A key highlight of the quarter was the company booking its highest-ever quarterly order inflow, which surged 365% YoY to Rs 11,339 crore, led by the Bhadla-Fatehpur High Voltage Direct Current (HVDC) link project from Adani Energy. Transmission remained the dominant segment in the order inflow, accounting for over 80% of total orders, while the rail, metro, and data center segments accounted for the rest. 

Commenting on the order execution, N Venu, MD & CEO of the company, said, “HVDC projects are pretty long, multi-year projects. Our completion period is 48-54 months. So, execution will take time and in the first year, revenues are not much. We expect some amount of revenue starting from the next financial year.” 

Hitachi Energy India plans to invest Rs 2,000 crore over the next few years to expand capacity across transformers, high-voltage equipment, grid automation, and HVDC systems. The management expects at least two, and potentially up to three, HVDC projects per year to be finalized in the Indian market for bidding over the next three to four years.

Post results, Motilal Oswal reiterated its ‘Sell’ rating on the stock, citing rich valuations and weaker-than-expected execution despite strong order inflows. It remains positive on Hitachi Energy’s long-term potential, supported by strong demand in transmission and exports, along with capacity expansion plans. But to justify current valuations, the company must deliver consistent execution and margin improvement, especially in large HVDC orders.

5. ABB India:

This heavy electrical equipment manufacturer fell 6% on August 4 following the announcement of its Q2CY25 results. Net profit fell 20.7% YoY due to higher raw material costs and currency fluctuations. Revenue increased 12.3% from strong demand in the electrification and robotics segments.

The company’s revenue and net profit missed Forecaster estimates. New orders in Q2 declined 12% due to delays in customer decision-making and weak domestic demand in the chemicals and oil & gas sectors.

The company also faced operational challenges in regulatory compliance due to higher imports of electrical components. This increase in costs led to a 3.9 percentage point decline in profit margins to 11.1%.

Sanjeev Sharma, Managing Director, notes, “We earn 90% of revenue from the domestic market. Forex volatility related to the import of electrical components impacted profitability during the quarter. Over the second half, we expect the domestic demand to improve in infrastructure, real estate, and the data centre business, with easing inflation and a pickup in government and private capex.”

Commenting on the outlook, T.K. Sridhar, CFO, said, “We remain optimistic about medium-term growth, supported by domestic market demand and a few mid- to large-sized opportunities in the railways and metro segments.” He highlighted that capacity ramp-up in the electrification and robotics segments will meet growing demand and also help the company to sustain the profit margin of 12–15% in CY25.

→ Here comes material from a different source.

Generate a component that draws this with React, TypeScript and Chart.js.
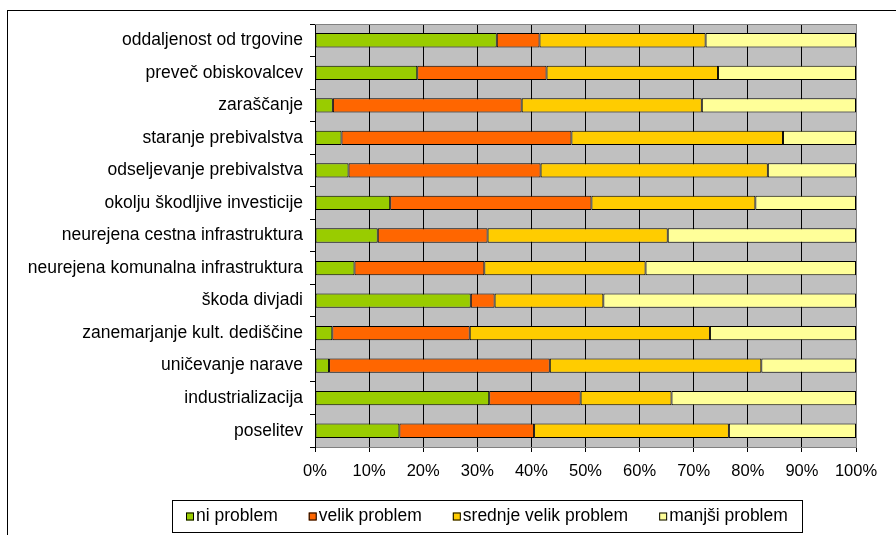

Post results, ICICI Securities maintained a ‘Hold’ rating, citing electrification and data centre projects as growth drivers in the medium term. The brokerage highlights that despite weak order inflow in Q2, ABB's order book has remained healthy at Rs 10,060 crore and expects revenue visibility over the next 18 months. The brokerage projects revenue to grow at a CAGR of 12% over FY26-27.

 

Trendlyne's analysts identify stocks that are seeing interesting price movements, analyst calls, or new developments. These are not buy recommendations.